-- start Dataset excerpts --
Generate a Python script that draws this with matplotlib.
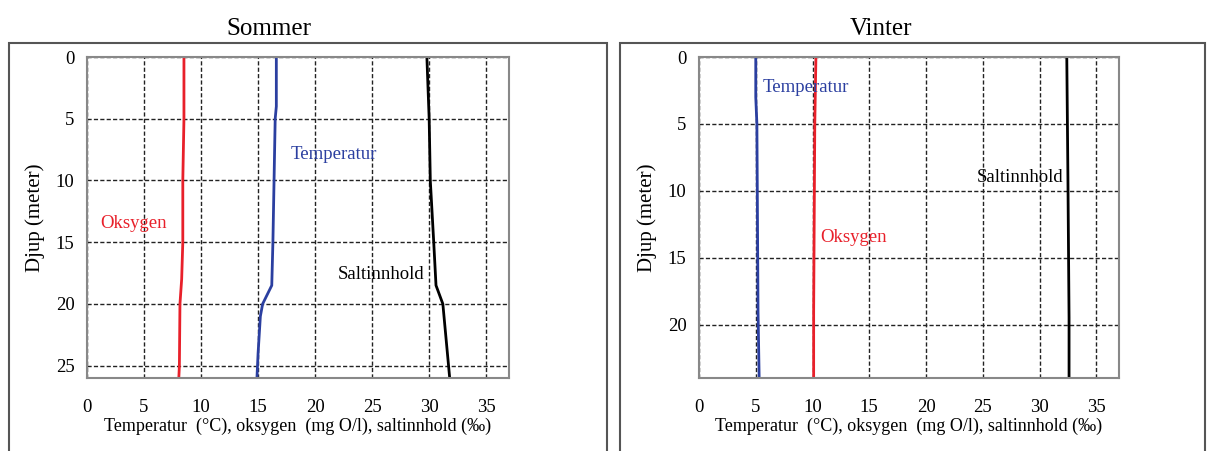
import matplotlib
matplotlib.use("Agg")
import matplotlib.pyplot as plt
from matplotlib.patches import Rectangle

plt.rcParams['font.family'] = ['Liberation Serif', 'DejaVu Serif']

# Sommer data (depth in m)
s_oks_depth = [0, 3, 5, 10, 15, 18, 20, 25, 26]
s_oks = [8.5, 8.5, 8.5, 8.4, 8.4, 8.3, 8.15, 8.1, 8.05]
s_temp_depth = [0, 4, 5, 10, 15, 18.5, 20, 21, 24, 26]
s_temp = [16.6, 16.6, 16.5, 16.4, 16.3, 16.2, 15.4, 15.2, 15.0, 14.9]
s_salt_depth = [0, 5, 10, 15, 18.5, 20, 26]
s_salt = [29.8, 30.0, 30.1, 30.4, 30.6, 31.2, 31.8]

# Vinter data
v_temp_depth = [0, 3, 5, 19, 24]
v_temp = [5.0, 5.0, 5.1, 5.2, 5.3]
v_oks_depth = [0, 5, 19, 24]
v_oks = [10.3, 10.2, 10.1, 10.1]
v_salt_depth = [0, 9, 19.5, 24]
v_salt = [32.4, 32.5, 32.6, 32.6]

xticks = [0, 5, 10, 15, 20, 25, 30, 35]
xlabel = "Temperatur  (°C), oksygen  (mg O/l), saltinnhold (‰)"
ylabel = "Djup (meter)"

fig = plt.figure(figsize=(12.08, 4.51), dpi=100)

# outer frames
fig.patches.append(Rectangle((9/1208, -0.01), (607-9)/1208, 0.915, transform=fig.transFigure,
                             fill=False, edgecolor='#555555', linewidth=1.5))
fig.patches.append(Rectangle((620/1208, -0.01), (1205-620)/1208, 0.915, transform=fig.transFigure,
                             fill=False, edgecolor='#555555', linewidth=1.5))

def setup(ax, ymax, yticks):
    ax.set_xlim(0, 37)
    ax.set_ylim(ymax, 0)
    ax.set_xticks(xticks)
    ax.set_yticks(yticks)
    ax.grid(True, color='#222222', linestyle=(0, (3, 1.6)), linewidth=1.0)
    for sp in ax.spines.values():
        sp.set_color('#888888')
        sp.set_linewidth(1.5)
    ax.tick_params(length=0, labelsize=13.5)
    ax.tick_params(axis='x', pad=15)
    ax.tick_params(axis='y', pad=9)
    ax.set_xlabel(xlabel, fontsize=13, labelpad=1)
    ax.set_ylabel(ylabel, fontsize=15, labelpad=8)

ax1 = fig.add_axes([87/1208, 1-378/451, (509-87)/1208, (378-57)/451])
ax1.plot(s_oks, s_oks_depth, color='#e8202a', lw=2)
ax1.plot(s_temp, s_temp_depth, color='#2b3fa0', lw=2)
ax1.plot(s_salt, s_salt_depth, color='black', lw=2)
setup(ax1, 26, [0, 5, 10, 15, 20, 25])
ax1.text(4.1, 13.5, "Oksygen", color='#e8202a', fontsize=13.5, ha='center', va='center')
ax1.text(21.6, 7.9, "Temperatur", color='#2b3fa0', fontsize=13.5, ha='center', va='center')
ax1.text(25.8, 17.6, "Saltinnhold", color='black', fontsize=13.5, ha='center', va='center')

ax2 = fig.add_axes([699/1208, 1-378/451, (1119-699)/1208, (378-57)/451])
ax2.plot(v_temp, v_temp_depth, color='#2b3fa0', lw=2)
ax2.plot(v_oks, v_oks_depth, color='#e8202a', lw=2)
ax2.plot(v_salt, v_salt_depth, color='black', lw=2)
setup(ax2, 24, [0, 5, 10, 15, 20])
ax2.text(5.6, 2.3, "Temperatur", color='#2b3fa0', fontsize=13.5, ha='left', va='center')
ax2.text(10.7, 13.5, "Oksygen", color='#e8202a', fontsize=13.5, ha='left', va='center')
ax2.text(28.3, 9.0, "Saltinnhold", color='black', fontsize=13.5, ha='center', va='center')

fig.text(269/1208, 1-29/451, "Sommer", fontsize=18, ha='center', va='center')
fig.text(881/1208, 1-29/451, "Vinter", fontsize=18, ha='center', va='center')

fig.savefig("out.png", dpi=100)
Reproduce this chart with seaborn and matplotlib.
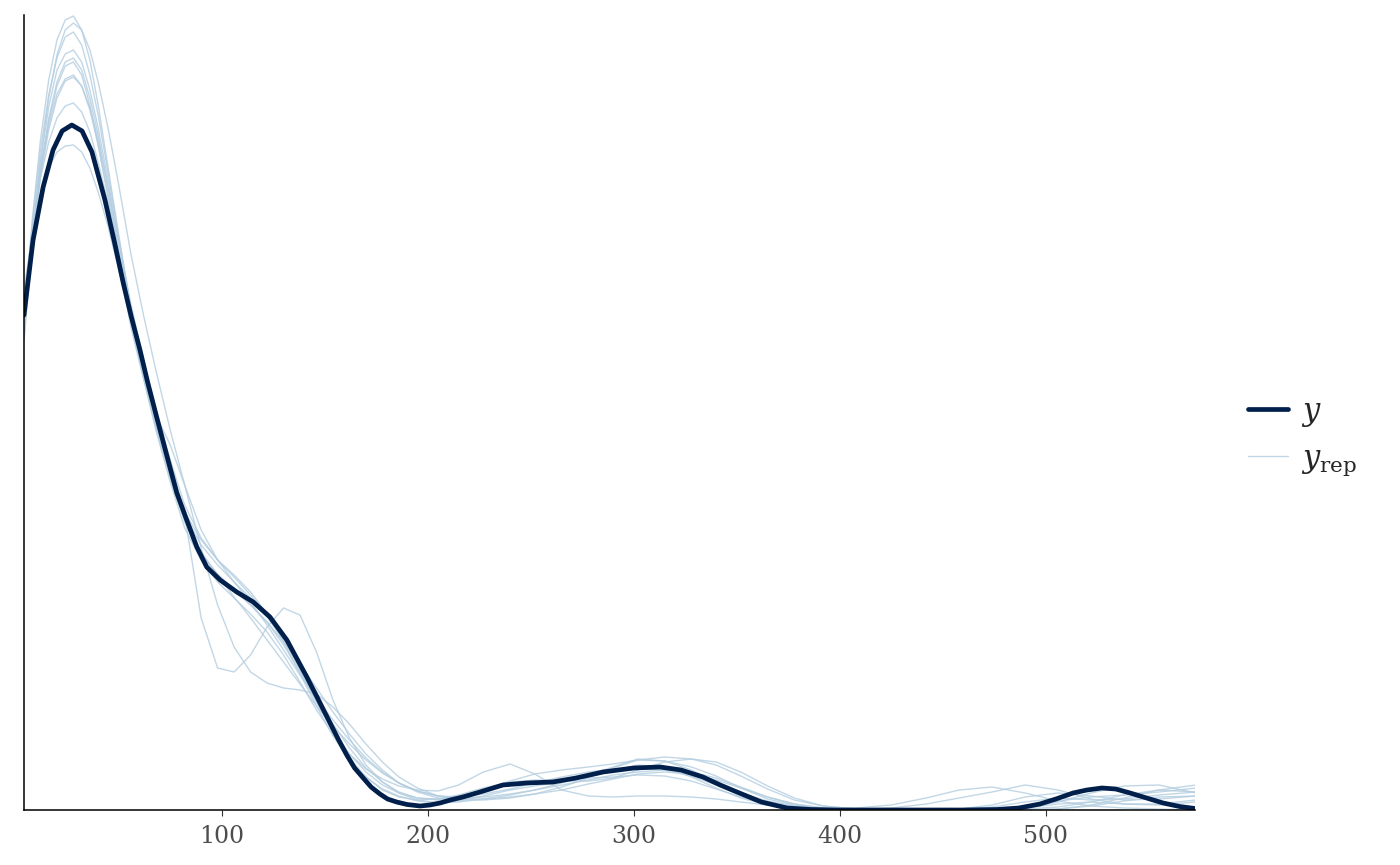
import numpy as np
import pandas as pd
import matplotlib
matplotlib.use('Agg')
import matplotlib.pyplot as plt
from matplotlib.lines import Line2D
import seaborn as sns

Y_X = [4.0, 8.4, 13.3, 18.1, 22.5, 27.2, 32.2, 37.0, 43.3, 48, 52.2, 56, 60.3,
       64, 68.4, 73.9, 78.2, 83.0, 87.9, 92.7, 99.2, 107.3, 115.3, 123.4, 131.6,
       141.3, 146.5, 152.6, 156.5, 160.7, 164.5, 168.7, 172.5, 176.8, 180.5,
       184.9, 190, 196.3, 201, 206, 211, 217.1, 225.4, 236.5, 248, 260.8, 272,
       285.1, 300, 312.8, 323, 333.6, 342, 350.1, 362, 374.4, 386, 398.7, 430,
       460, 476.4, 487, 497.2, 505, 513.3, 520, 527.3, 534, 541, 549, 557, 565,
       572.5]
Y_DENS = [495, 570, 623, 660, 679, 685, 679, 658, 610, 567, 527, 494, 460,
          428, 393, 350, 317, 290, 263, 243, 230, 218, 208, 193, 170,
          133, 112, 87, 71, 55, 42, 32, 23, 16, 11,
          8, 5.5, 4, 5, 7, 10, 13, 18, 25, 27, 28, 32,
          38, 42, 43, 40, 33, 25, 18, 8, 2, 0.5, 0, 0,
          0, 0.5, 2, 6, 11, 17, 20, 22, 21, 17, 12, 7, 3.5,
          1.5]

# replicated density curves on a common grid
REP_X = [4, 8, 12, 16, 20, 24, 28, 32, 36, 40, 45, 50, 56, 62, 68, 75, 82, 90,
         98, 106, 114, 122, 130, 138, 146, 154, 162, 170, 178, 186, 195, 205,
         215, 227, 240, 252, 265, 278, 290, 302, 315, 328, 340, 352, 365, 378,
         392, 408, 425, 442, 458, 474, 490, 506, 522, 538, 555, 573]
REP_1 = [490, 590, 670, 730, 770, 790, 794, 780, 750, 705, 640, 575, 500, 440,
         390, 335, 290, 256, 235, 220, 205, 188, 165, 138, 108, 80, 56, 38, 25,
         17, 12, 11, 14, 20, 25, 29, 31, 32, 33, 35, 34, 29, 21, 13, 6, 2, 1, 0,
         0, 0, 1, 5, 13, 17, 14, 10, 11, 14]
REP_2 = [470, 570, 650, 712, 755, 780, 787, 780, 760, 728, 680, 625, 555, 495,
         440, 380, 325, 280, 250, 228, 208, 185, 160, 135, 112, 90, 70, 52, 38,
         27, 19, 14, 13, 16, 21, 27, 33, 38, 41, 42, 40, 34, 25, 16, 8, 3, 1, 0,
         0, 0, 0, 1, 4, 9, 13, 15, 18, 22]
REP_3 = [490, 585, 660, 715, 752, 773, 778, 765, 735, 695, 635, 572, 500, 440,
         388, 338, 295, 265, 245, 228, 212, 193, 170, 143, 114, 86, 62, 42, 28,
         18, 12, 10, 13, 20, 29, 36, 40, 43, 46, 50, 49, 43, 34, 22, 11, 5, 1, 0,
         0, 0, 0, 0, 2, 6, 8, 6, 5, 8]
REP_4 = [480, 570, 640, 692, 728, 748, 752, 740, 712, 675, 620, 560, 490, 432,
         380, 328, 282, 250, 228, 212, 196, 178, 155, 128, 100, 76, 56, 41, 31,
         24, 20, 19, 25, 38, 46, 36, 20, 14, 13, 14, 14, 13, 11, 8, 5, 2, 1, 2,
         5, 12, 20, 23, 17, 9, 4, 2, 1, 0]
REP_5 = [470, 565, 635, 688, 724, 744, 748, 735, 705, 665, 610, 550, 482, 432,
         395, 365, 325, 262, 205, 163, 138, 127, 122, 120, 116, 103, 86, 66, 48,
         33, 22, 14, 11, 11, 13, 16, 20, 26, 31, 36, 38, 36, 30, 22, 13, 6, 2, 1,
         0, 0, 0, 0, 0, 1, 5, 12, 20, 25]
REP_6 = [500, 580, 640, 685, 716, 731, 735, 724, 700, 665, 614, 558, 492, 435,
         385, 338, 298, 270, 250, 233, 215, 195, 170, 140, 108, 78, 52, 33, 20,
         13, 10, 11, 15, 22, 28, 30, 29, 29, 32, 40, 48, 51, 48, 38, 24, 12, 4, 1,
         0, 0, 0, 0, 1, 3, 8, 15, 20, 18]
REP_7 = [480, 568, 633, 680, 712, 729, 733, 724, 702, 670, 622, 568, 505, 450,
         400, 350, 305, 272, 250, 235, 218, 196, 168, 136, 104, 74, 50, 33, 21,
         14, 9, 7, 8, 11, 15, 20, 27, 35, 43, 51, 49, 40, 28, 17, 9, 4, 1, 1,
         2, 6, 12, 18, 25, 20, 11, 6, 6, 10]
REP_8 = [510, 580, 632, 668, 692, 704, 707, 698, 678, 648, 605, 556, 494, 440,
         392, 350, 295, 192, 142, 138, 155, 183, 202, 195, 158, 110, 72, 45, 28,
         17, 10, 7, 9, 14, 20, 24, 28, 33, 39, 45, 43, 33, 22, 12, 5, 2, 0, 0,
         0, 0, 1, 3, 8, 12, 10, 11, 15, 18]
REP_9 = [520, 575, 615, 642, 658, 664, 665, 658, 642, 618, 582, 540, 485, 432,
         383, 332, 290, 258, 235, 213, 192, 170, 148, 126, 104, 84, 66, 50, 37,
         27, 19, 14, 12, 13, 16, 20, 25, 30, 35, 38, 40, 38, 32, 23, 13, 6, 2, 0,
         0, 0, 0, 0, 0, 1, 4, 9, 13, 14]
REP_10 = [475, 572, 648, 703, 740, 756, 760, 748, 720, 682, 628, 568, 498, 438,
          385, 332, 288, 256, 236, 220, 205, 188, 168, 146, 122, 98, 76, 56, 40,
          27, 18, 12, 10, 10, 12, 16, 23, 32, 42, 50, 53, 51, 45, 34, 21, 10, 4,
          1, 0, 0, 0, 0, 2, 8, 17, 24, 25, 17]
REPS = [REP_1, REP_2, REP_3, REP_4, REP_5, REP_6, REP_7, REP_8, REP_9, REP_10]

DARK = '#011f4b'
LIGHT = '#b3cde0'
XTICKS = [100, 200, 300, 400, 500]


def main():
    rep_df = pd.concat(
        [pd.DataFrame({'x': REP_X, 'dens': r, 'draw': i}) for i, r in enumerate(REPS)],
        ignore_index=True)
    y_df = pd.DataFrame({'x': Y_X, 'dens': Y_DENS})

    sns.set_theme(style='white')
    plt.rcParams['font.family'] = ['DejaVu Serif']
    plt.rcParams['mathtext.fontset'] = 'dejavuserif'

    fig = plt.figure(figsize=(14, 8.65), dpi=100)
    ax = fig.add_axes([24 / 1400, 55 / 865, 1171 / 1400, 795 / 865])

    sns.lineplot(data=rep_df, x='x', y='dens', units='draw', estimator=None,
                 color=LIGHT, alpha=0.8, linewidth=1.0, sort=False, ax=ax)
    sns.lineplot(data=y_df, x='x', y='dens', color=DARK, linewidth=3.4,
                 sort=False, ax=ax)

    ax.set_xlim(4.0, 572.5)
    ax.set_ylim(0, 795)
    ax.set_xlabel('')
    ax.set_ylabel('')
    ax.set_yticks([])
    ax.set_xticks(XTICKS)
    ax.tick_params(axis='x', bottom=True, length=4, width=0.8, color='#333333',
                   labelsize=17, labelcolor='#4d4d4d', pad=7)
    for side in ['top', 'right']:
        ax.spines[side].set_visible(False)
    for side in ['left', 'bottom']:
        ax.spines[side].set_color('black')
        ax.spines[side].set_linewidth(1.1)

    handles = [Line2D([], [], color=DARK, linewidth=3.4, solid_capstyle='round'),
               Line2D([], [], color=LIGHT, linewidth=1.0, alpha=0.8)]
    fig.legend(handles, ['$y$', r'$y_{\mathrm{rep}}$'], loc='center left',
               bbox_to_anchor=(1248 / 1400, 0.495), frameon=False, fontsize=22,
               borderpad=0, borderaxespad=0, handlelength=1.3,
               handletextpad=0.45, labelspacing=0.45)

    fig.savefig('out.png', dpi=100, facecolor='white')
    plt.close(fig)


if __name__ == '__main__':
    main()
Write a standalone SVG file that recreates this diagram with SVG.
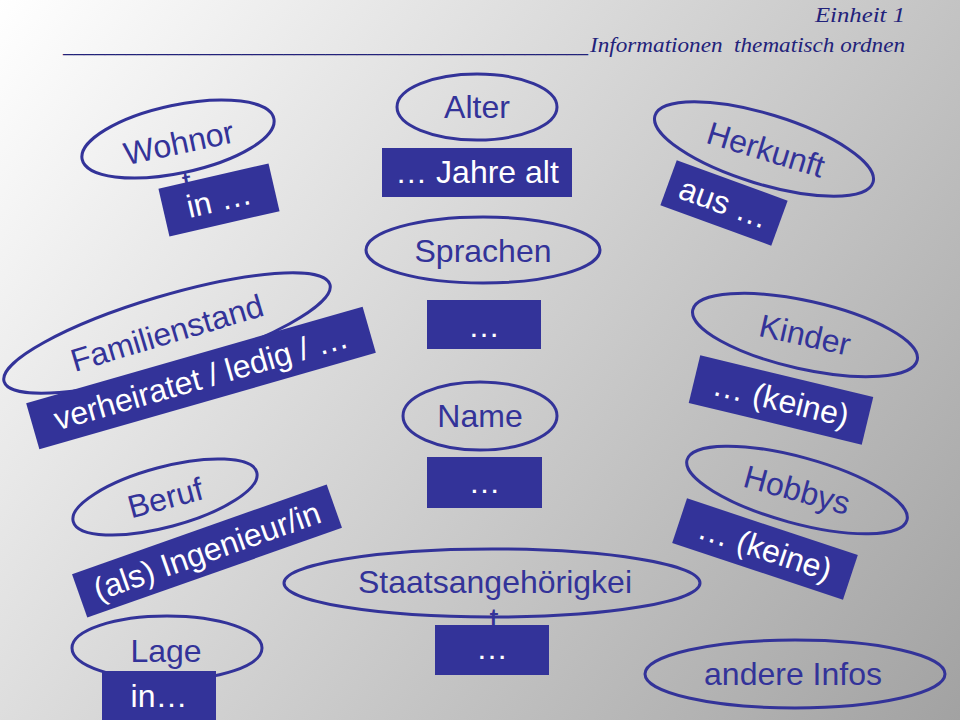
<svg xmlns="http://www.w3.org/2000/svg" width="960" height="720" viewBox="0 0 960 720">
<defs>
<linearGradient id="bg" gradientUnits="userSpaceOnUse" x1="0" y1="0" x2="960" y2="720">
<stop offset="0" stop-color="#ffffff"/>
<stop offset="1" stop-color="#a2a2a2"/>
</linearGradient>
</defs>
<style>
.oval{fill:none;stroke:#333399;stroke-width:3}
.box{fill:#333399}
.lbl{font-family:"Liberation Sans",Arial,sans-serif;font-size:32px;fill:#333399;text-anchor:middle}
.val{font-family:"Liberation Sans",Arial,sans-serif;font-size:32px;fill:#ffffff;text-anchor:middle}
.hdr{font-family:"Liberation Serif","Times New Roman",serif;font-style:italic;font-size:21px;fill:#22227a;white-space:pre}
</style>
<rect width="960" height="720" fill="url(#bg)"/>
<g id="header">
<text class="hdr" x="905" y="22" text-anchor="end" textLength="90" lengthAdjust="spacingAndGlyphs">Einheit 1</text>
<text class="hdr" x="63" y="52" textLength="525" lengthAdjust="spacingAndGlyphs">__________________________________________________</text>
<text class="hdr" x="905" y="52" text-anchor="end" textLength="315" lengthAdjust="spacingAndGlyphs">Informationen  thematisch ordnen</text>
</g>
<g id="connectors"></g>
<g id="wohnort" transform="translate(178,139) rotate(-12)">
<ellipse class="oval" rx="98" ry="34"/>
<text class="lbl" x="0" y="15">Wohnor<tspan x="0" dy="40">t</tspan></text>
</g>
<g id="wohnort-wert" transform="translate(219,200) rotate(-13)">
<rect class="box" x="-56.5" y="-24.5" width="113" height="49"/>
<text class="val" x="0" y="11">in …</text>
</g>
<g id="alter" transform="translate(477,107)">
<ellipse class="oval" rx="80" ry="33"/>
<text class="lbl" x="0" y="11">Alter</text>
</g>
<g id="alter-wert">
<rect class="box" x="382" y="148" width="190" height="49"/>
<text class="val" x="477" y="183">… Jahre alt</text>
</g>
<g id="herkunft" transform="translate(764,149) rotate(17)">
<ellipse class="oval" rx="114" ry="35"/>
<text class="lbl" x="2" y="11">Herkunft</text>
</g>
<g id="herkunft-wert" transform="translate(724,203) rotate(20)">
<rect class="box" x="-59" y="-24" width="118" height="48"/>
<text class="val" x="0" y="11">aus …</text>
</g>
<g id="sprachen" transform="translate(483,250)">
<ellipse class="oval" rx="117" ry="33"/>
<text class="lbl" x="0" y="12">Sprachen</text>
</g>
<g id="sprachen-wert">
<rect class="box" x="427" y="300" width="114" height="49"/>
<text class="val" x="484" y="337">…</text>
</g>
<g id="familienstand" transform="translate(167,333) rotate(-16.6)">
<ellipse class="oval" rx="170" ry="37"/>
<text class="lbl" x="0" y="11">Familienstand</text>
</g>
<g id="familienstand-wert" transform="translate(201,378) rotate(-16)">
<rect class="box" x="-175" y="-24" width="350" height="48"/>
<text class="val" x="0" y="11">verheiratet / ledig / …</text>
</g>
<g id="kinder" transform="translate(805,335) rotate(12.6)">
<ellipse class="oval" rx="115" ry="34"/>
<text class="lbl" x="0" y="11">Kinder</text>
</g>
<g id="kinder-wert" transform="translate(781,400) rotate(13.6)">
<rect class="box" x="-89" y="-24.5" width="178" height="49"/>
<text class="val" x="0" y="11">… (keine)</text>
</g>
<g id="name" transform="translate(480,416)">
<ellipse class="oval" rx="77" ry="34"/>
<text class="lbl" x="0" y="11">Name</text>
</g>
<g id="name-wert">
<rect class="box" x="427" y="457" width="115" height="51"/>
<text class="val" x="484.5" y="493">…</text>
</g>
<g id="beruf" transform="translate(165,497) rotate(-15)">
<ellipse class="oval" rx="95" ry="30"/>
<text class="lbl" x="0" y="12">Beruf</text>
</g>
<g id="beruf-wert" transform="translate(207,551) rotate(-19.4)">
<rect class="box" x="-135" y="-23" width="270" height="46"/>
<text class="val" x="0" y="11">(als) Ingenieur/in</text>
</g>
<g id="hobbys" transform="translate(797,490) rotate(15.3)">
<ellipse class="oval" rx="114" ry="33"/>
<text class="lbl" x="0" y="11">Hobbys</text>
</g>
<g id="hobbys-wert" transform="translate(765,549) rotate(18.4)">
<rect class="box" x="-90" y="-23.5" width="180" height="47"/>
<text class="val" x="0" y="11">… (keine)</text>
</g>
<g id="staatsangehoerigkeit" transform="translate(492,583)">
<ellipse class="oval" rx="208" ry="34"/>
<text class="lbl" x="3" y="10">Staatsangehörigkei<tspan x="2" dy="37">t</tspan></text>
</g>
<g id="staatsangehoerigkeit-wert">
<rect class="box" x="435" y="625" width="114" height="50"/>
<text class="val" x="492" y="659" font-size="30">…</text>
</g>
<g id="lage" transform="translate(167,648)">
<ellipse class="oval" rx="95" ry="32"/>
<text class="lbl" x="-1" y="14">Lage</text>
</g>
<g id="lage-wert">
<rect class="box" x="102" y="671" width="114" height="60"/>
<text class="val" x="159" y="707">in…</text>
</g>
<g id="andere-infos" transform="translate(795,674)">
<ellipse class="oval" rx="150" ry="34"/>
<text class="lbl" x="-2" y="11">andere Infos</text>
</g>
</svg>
-- end Dataset excerpts --
From the records given above, copy all lines containing "that".

Generate a Python script that draws this with matplotlib.
Write a standalone SVG file that recreates this diagram with SVG.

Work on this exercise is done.